By: Dr. Phyllis Bivins-Hudson
It’s women’s history month and I’m excited to share in this history as a woman.
Women, in general, have always taken a back seat to the men in their lives or around us. As a matter of fact, there was a time in American history when a woman wasn’t allowed to speak publicly without the permission of a man who was either a relative or someone who could vouch for her.
But as women, we always persevere. Take, for instance, Maria W. Stewart (1803-1879), who was one of the first women of any race to speak to a mixed audience in a public forum.
She took to the podium as the first Black American woman to lecture about women’s rights and, more specifically, Black women’s rights.
In many ways, she set the stage for all women to have the right to speak.
The Black woman’s lot has constantly been tested and she has always had to prove herself as she has always done.
Her strength, fortitude, and tenacity were evidenced a long time ago and etched in our history by such powerful women as Maria Stewart, Sojourner Truth, Mary Church Terrell, Ida B. Wells, Anna Julia Cooper,, and many more.
These women were always at the forefront, even when they didn’t necessarily want to be. Yet, they never wavered. They stood their ground on all levels. And they were forces to be reckoned with.
All this was because they had strong convictions, which were rooted in their experiences as well as theory. As women today, we are still being tested from every angle.
But today, we have more allies among us. This we recognize when we see young Black women mounting podiums and speaking wisdom.
It’s recognized when we look in the workplace and see how Black women have changed the landscape.
Though our names have changed, our strength, fortitude, and tenacity have gained new momentum, and women of color, especially Black women, are still holding tight to the reins so as to continue to carry out the convictions of our predecessors.
We continue to develop our spirit of independence and sense of direction.
We know from whence we came and to where we travel. And while we are still strong women and a threat to the establishment, we are not strong to the extent that we don’t feel, or that we don’t hurt, or that we don’t suffer.
In fact, it is that very thinking—that is, that all Black women are strong—that puts even our mental and physical health at risk because our strength to endure has somehow become synonymous with us being “superwomen.”
To that point, Tricia Hersey of Atlanta, behind the movement, Breaking the Mental Health Stigma for Black Women, has stated that “For Black women in particular, the pressure to persevere and at least appear OK while suffering [in silence] can contribute additional stressors to already difficult situations.”

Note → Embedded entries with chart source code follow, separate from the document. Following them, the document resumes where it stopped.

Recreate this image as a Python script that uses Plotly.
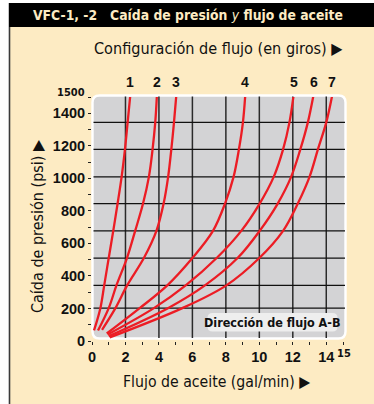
import plotly.graph_objects as go

# ---- data: oil flow (gal/min) vs pressure drop (psi) for each flow setting (turns)
settings = ["1", "2", "3", "4", "5", "6", "7"]

flow_1 = [0.12, 0.50, 0.73, 1.00, 1.27, 1.53, 1.77, 1.97, 2.13, 2.29]
psi_1 = [65, 202, 342, 510, 677, 845, 1009, 1178, 1344, 1513]

flow_2 = [0.36, 1.00, 1.46, 2.09, 2.58, 3.05, 3.40, 3.62, 3.78, 3.88]
psi_2 = [65, 202, 342, 510, 677, 845, 1009, 1178, 1344, 1513]

flow_3 = [0.60, 1.40, 2.10, 3.10, 3.85, 4.28, 4.55, 4.74, 4.90, 5.04]
psi_3 = [69, 202, 342, 510, 677, 845, 1009, 1178, 1344, 1513]

flow_4 = [0.88, 2.85, 4.50, 6.00, 7.23, 7.95, 8.46, 8.78, 9.02, 9.16]
psi_4 = [46, 202, 342, 510, 677, 845, 1009, 1178, 1344, 1513]

flow_5 = [0.94, 3.70, 5.60, 7.45, 8.92, 10.02, 10.86, 11.42, 11.80, 12.05]
psi_5 = [40, 202, 342, 510, 677, 845, 1009, 1178, 1344, 1513]

flow_6 = [1.00, 4.54, 6.75, 8.70, 10.02, 11.10, 11.90, 12.45, 12.90, 13.24]
psi_6 = [30, 202, 342, 510, 677, 845, 1009, 1178, 1344, 1513]

flow_7 = [1.06, 5.40, 8.03, 10.00, 11.42, 12.30, 13.00, 13.50, 14.00, 14.36]
psi_7 = [22, 202, 342, 510, 677, 845, 1009, 1178, 1344, 1513]

curves = [(flow_1, psi_1), (flow_2, psi_2), (flow_3, psi_3), (flow_4, psi_4),
          (flow_5, psi_5), (flow_6, psi_6), (flow_7, psi_7)]

# chart grid positions
grid_flow = [2, 4, 6, 8, 10, 12, 14]
grid_psi = [202, 342, 510, 677, 845, 1009, 1178, 1344]

# ---- page geometry (pixels) and helpers to convert to paper coordinates
W, H = 374, 404
ML, MR, MT, MB = 92, 31, 97, 63
PW = W - ML - MR
PH = H - MT - MB


def px(x):
    return (x - ML) / PW


def py(y):
    return (H - MB - y) / PH


def rounded_rect(x0, y0, x1, y1, r):
    # x0,y0 top-left / x1,y1 bottom-right in pixels
    X0, X1 = px(x0), px(x1)
    Y0, Y1 = py(y0), py(y1)
    rx, ry = r / PW, r / PH
    return (f"M {X0+rx},{Y0} L {X1-rx},{Y0} Q {X1},{Y0} {X1},{Y0-ry} "
            f"L {X1},{Y1+ry} Q {X1},{Y1} {X1-rx},{Y1} "
            f"L {X0+rx},{Y1} Q {X0},{Y1} {X0},{Y1+ry} "
            f"L {X0},{Y0-ry} Q {X0},{Y0} {X0+rx},{Y0} Z")


CREAM = "#FDEBC3"
RED = "#EC1C24"
NARROW = "Liberation Sans Narrow, DejaVu Sans Condensed, Arial Narrow, sans-serif"
BOLD = "Liberation Sans, Arial, sans-serif"

fig = go.Figure()

for (fx, fy) in curves:
    fig.add_trace(go.Scatter(
        x=fx, y=fy, mode="lines",
        line=dict(color=RED, width=2.3, shape="spline", smoothing=1.0),
        hoverinfo="skip", showlegend=False, cliponaxis=True,
    ))

shapes = []
# cream page with dark left rule
shapes.append(dict(type="rect", xref="paper", yref="paper",
                   x0=px(9), x1=px(W + 2), y0=py(H + 2), y1=py(3),
                   fillcolor=CREAM, line=dict(width=0), layer="below"))
shapes.append(dict(type="line", xref="paper", yref="paper",
                   x0=px(9.5), x1=px(9.5), y0=py(H + 2), y1=py(3),
                   line=dict(color="#3a3a3a", width=1.6), layer="below"))
# black header band
shapes.append(dict(type="rect", xref="paper", yref="paper",
                   x0=px(9), x1=px(W + 2), y0=py(27), y1=py(3),
                   fillcolor="#000000", line=dict(width=0), layer="below"))
# gray plotting panel
shapes.append(dict(type="path", xref="paper", yref="paper",
                   path=rounded_rect(92.5, 95.5, 345.5, 338.5, 7),
                   fillcolor="#D3D3D5", line=dict(color="white", width=2.4),
                   layer="below"))
# grid
for g in grid_flow:
    shapes.append(dict(type="line", xref="x", yref="paper",
                       x0=g, x1=g, y0=py(338), y1=py(96.5),
                       line=dict(color="#2a2a2a", width=1.5), layer="below"))
for g in grid_psi:
    shapes.append(dict(type="line", xref="paper", yref="y",
                       x0=px(93.5), x1=px(345), y0=g, y1=g,
                       line=dict(color="#111111", width=1.3), layer="below"))
# flow-direction tag
shapes.append(dict(type="path", xref="paper", yref="paper",
                   path=rounded_rect(207.5, 313, 337.5, 331.5, 5),
                   fillcolor="#EEEEEE", line=dict(width=0), layer="below"))

annotations = []
annotations.append(dict(
    xref="paper", yref="paper", x=px(188), y=py(15.5),
    text="VFC-1, -2&nbsp;&nbsp;&nbsp;Caída de presión <i><span style='font-weight:normal'>y</span></i> flujo de aceite",
    showarrow=False, font=dict(family=NARROW, size=13.8, color=CREAM, weight="bold"),
    xanchor="center", yanchor="middle"))
annotations.append(dict(
    xref="paper", yref="paper", x=px(218.5), y=py(48),
    text="Configuración de flujo (en giros) ▶",
    showarrow=False, font=dict(family=NARROW, size=16.1, color="#111111"),
    xanchor="center", yanchor="middle"))
annotations.append(dict(
    xref="paper", yref="paper", x=px(216.5), y=py(381),
    text="Flujo de aceite (gal/min) ▶",
    showarrow=False, font=dict(family=NARROW, size=15.7, color="#111111"),
    xanchor="center", yanchor="middle"))
annotations.append(dict(
    xref="paper", yref="paper", x=px(37), y=py(226),
    text="Caída de presión (psi) ▶", textangle=-90,
    showarrow=False, font=dict(family=NARROW, size=16, color="#111111"),
    xanchor="center", yanchor="middle"))
annotations.append(dict(
    xref="paper", yref="paper", x=px(272.5), y=py(322),
    text="Dirección de flujo A-B",
    showarrow=False, font=dict(family=NARROW, size=12.5, color="#111111", weight="bold"),
    xanchor="center", yanchor="middle"))
annotations.append(dict(
    xref="paper", yref="paper", x=px(87), y=py(92),
    text="1500", showarrow=False,
    font=dict(family=NARROW, size=11, color="#111111", weight="bold"),
    xanchor="right", yanchor="middle"))
annotations.append(dict(
    xref="paper", yref="paper", x=px(343.5), y=py(353),
    text="15", showarrow=False,
    font=dict(family=NARROW, size=11, color="#111111", weight="bold"),
    xanchor="center", yanchor="middle"))
# setting numbers over the top of each curve
for name, (fx, fy) in zip(settings, curves):
    annotations.append(dict(
        xref="x", yref="paper", x=fx[-1], y=py(82),
        text=name, showarrow=False,
        font=dict(family=BOLD, size=14, color="#111111", weight="bold"),
        xanchor="center", yanchor="middle"))

fig.update_layout(
    width=W, height=H,
    margin=dict(l=ML, r=MR, t=MT, b=MB, pad=0),
    paper_bgcolor="white", plot_bgcolor="rgba(0,0,0,0)",
    showlegend=False,
    shapes=shapes, annotations=annotations,
    xaxis=dict(range=[0, 15], tick0=0, dtick=2, ticks="outside", ticklen=3,
               tickwidth=1.3, tickcolor="#222222", showgrid=False, zeroline=False,
               showline=False,
               tickfont=dict(family=BOLD, size=14.5, color="#111111", weight="bold"),
               minor=dict(tick0=0, dtick=1, ticks="outside", ticklen=3,
                          tickwidth=1.3, tickcolor="#222222", showgrid=False)),
    yaxis=dict(range=[0, 1500], tick0=0, dtick=200, ticks="outside", ticklen=3,
               tickwidth=1.3, tickcolor="#222222", showgrid=False, zeroline=False,
               showline=False,
               tickfont=dict(family=BOLD, size=14.5, color="#111111", weight="bold"),
               minor=dict(tick0=0, dtick=100, ticks="outside", ticklen=3,
                          tickwidth=1.3, tickcolor="#222222", showgrid=False)),
)

fig.write_html("out.html")
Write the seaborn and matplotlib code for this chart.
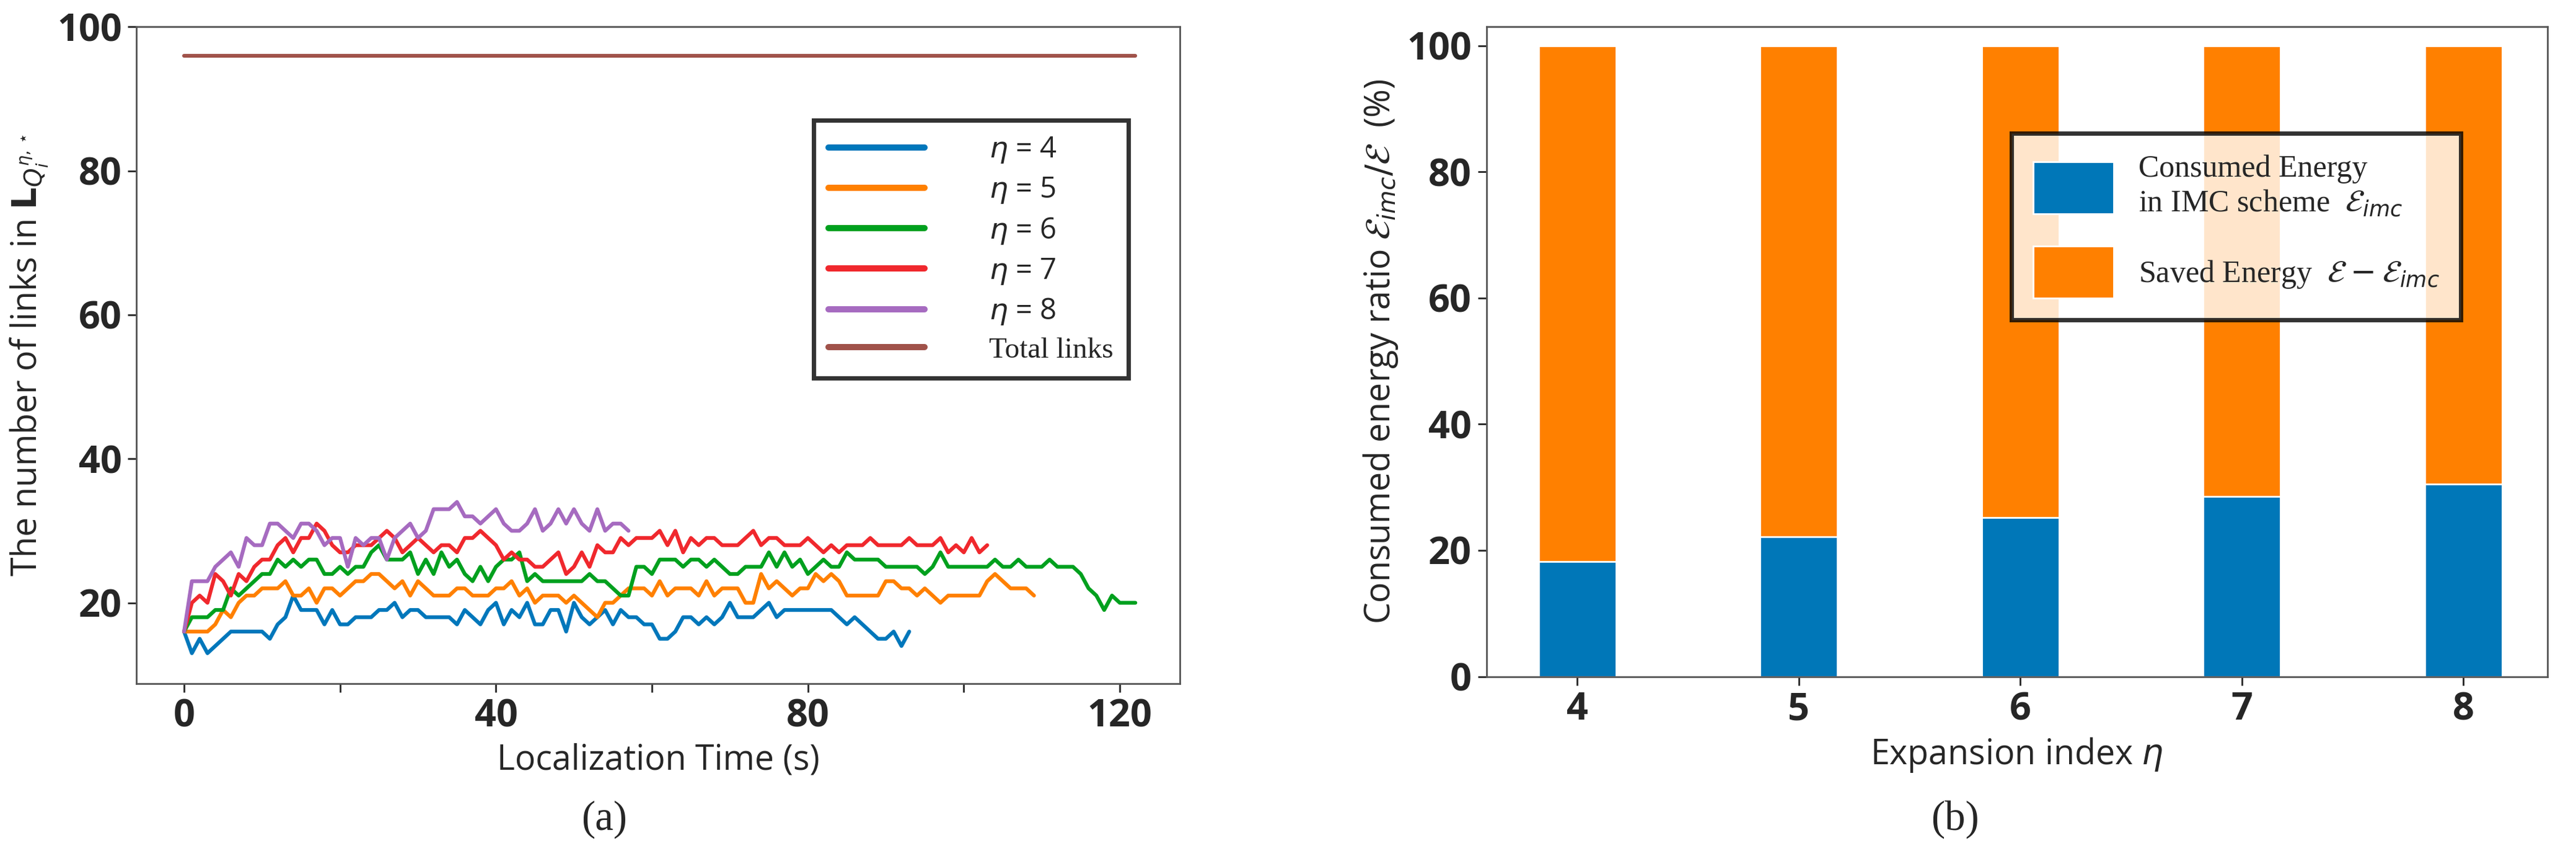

And we all know that the trope of the “strong Black woman” is deeply rooted in racist stereotypes from the antebellum south.
So, during this Women’s History Month celebration, consider your place. What can you contribute to the space carved out for you? Find your mission as Black women did so many years ago and are still doing today.
To illustrate my point, as far back as 1908, the first Black sorority was formed on Howard University’s campus.
And while the establishment of sororities may have appeared to be nothing more than a social club of sorts, they were and are used to perpetuate cultural growth, education, and a fostering of other ideals that better the race, the gender, and the community at large.
I speak to this firsthand as a member of one of the greatest sororities established back in 1913, which was Delta Sigma Theta Sorority, Inc.
As a large sorority with more than 300,000 members internationally, we continue to grow our community, improve the lives of others, and stand firmly on our five-point Programmatic Thrust: Economic Development, Educational Development, International Awareness and Involvement, Physical and Mental Health, and Political Awareness and Involvement.
If you don’t have a niche, I challenge you to find one and get to work!